**SHORT PROBLEM:** Output all lines exactly.

**INFORMATION PROVIDED:**
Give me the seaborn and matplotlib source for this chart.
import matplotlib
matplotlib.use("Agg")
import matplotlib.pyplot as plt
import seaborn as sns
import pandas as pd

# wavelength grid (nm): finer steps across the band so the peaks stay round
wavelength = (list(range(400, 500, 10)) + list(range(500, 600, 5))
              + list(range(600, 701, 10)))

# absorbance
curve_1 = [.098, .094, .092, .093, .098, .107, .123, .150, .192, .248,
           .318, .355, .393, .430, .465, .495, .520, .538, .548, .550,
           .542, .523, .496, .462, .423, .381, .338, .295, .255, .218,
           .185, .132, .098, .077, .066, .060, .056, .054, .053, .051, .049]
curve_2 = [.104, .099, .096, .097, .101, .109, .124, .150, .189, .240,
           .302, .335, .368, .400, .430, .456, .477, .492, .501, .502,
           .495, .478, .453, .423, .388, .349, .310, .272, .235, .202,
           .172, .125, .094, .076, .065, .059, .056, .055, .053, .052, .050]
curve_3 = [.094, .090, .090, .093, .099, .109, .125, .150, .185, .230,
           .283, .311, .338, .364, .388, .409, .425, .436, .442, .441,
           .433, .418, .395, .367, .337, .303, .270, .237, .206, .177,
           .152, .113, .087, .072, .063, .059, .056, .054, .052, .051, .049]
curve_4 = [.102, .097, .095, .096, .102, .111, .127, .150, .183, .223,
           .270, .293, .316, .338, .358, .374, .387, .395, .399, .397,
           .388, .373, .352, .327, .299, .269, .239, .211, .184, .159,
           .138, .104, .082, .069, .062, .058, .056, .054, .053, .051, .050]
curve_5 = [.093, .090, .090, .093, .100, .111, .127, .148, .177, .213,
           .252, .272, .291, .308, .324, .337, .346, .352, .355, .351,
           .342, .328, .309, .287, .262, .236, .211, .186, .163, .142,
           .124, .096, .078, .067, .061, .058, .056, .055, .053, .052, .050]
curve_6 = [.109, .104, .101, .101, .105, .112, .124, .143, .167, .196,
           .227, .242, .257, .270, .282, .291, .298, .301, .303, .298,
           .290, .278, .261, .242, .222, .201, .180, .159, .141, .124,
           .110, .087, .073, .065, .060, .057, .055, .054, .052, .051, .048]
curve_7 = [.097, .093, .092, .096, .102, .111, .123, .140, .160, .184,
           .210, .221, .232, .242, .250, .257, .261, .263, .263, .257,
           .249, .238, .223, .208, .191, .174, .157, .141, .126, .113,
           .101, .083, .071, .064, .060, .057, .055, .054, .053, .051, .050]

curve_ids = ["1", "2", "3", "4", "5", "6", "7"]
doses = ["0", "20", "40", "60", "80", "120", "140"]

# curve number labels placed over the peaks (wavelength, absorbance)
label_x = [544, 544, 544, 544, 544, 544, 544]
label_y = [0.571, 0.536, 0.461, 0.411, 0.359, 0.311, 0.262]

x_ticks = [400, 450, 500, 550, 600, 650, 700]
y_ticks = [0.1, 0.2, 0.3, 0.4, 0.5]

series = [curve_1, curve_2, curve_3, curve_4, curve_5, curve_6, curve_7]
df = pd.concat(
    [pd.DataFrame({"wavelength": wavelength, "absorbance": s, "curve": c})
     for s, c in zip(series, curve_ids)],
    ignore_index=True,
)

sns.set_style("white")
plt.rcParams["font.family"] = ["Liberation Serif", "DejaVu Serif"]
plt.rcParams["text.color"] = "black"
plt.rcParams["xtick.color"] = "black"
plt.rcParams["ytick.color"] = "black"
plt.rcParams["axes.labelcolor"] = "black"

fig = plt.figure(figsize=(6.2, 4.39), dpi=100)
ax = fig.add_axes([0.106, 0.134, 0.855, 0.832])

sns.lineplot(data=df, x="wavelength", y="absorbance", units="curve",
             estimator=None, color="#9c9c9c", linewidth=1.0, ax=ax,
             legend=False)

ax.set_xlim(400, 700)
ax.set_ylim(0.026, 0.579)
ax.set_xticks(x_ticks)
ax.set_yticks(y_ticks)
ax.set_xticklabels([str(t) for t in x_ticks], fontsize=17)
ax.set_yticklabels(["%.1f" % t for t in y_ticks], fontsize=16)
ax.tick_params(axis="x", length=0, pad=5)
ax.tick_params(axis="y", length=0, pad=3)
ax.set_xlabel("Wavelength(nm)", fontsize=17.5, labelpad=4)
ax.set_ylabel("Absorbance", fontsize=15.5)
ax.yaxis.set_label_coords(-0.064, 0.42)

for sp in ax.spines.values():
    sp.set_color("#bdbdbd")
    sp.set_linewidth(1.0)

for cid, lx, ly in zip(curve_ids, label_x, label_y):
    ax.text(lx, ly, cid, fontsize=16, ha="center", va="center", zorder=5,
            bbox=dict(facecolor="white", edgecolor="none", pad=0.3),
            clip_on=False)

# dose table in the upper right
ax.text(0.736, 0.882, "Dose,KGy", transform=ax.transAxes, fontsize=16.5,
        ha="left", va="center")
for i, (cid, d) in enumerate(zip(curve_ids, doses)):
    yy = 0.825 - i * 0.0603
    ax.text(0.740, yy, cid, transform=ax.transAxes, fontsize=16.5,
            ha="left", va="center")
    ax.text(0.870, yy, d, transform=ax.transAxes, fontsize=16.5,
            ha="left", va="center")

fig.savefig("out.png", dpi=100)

**TASK OUTPUT:**
Give me the seaborn and matplotlib source for this chart.
import matplotlib
matplotlib.use("Agg")
import matplotlib.pyplot as plt
import seaborn as sns
import pandas as pd

# wavelength grid (nm): finer steps across the band so the peaks stay round
wavelength = (list(range(400, 500, 10)) + list(range(500, 600, 5))
              + list(range(600, 701, 10)))

# absorbance
curve_1 = [.098, .094, .092, .093, .098, .107, .123, .150, .192, .248,
           .318, .355, .393, .430, .465, .495, .520, .538, .548, .550,
           .542, .523, .496, .462, .423, .381, .338, .295, .255, .218,
           .185, .132, .098, .077, .066, .060, .056, .054, .053, .051, .049]
curve_2 = [.104, .099, .096, .097, .101, .109, .124, .150, .189, .240,
           .302, .335, .368, .400, .430, .456, .477, .492, .501, .502,
           .495, .478, .453, .423, .388, .349, .310, .272, .235, .202,
           .172, .125, .094, .076, .065, .059, .056, .055, .053, .052, .050]
curve_3 = [.094, .090, .090, .093, .099, .109, .125, .150, .185, .230,
           .283, .311, .338, .364, .388, .409, .425, .436, .442, .441,
           .433, .418, .395, .367, .337, .303, .270, .237, .206, .177,
           .152, .113, .087, .072, .063, .059, .056, .054, .052, .051, .049]
curve_4 = [.102, .097, .095, .096, .102, .111, .127, .150, .183, .223,
           .270, .293, .316, .338, .358, .374, .387, .395, .399, .397,
           .388, .373, .352, .327, .299, .269, .239, .211, .184, .159,
           .138, .104, .082, .069, .062, .058, .056, .054, .053, .051, .050]
curve_5 = [.093, .090, .090, .093, .100, .111, .127, .148, .177, .213,
           .252, .272, .291, .308, .324, .337, .346, .352, .355, .351,
           .342, .328, .309, .287, .262, .236, .211, .186, .163, .142,
           .124, .096, .078, .067, .061, .058, .056, .055, .053, .052, .050]
curve_6 = [.109, .104, .101, .101, .105, .112, .124, .143, .167, .196,
           .227, .242, .257, .270, .282, .291, .298, .301, .303, .298,
           .290, .278, .261, .242, .222, .201, .180, .159, .141, .124,
           .110, .087, .073, .065, .060, .057, .055, .054, .052, .051, .048]
curve_7 = [.097, .093, .092, .096, .102, .111, .123, .140, .160, .184,
           .210, .221, .232, .242, .250, .257, .261, .263, .263, .257,
           .249, .238, .223, .208, .191, .174, .157, .141, .126, .113,
           .101, .083, .071, .064, .060, .057, .055, .054, .053, .051, .050]

curve_ids = ["1", "2", "3", "4", "5", "6", "7"]
doses = ["0", "20", "40", "60", "80", "120", "140"]

# curve number labels placed over the peaks (wavelength, absorbance)
label_x = [544, 544, 544, 544, 544, 544, 544]
label_y = [0.571, 0.536, 0.461, 0.411, 0.359, 0.311, 0.262]

x_ticks = [400, 450, 500, 550, 600, 650, 700]
y_ticks = [0.1, 0.2, 0.3, 0.4, 0.5]

series = [curve_1, curve_2, curve_3, curve_4, curve_5, curve_6, curve_7]
df = pd.concat(
    [pd.DataFrame({"wavelength": wavelength, "absorbance": s, "curve": c})
     for s, c in zip(series, curve_ids)],
    ignore_index=True,
)

sns.set_style("white")
plt.rcParams["font.family"] = ["Liberation Serif", "DejaVu Serif"]
plt.rcParams["text.color"] = "black"
plt.rcParams["xtick.color"] = "black"
plt.rcParams["ytick.color"] = "black"
plt.rcParams["axes.labelcolor"] = "black"

fig = plt.figure(figsize=(6.2, 4.39), dpi=100)
ax = fig.add_axes([0.106, 0.134, 0.855, 0.832])

sns.lineplot(data=df, x="wavelength", y="absorbance", units="curve",
             estimator=None, color="#9c9c9c", linewidth=1.0, ax=ax,
             legend=False)

ax.set_xlim(400, 700)
ax.set_ylim(0.026, 0.579)
ax.set_xticks(x_ticks)
ax.set_yticks(y_ticks)
ax.set_xticklabels([str(t) for t in x_ticks], fontsize=17)
ax.set_yticklabels(["%.1f" % t for t in y_ticks], fontsize=16)
ax.tick_params(axis="x", length=0, pad=5)
ax.tick_params(axis="y", length=0, pad=3)
ax.set_xlabel("Wavelength(nm)", fontsize=17.5, labelpad=4)
ax.set_ylabel("Absorbance", fontsize=15.5)
ax.yaxis.set_label_coords(-0.064, 0.42)

for sp in ax.spines.values():
    sp.set_color("#bdbdbd")
    sp.set_linewidth(1.0)

for cid, lx, ly in zip(curve_ids, label_x, label_y):
    ax.text(lx, ly, cid, fontsize=16, ha="center", va="center", zorder=5,
            bbox=dict(facecolor="white", edgecolor="none", pad=0.3),
            clip_on=False)

# dose table in the upper right
ax.text(0.736, 0.882, "Dose,KGy", transform=ax.transAxes, fontsize=16.5,
        ha="left", va="center")
for i, (cid, d) in enumerate(zip(curve_ids, doses)):
    yy = 0.825 - i * 0.0603
    ax.text(0.740, yy, cid, transform=ax.transAxes, fontsize=16.5,
            ha="left", va="center")
    ax.text(0.870, yy, d, transform=ax.transAxes, fontsize=16.5,
            ha="left", va="center")

fig.savefig("out.png", dpi=100)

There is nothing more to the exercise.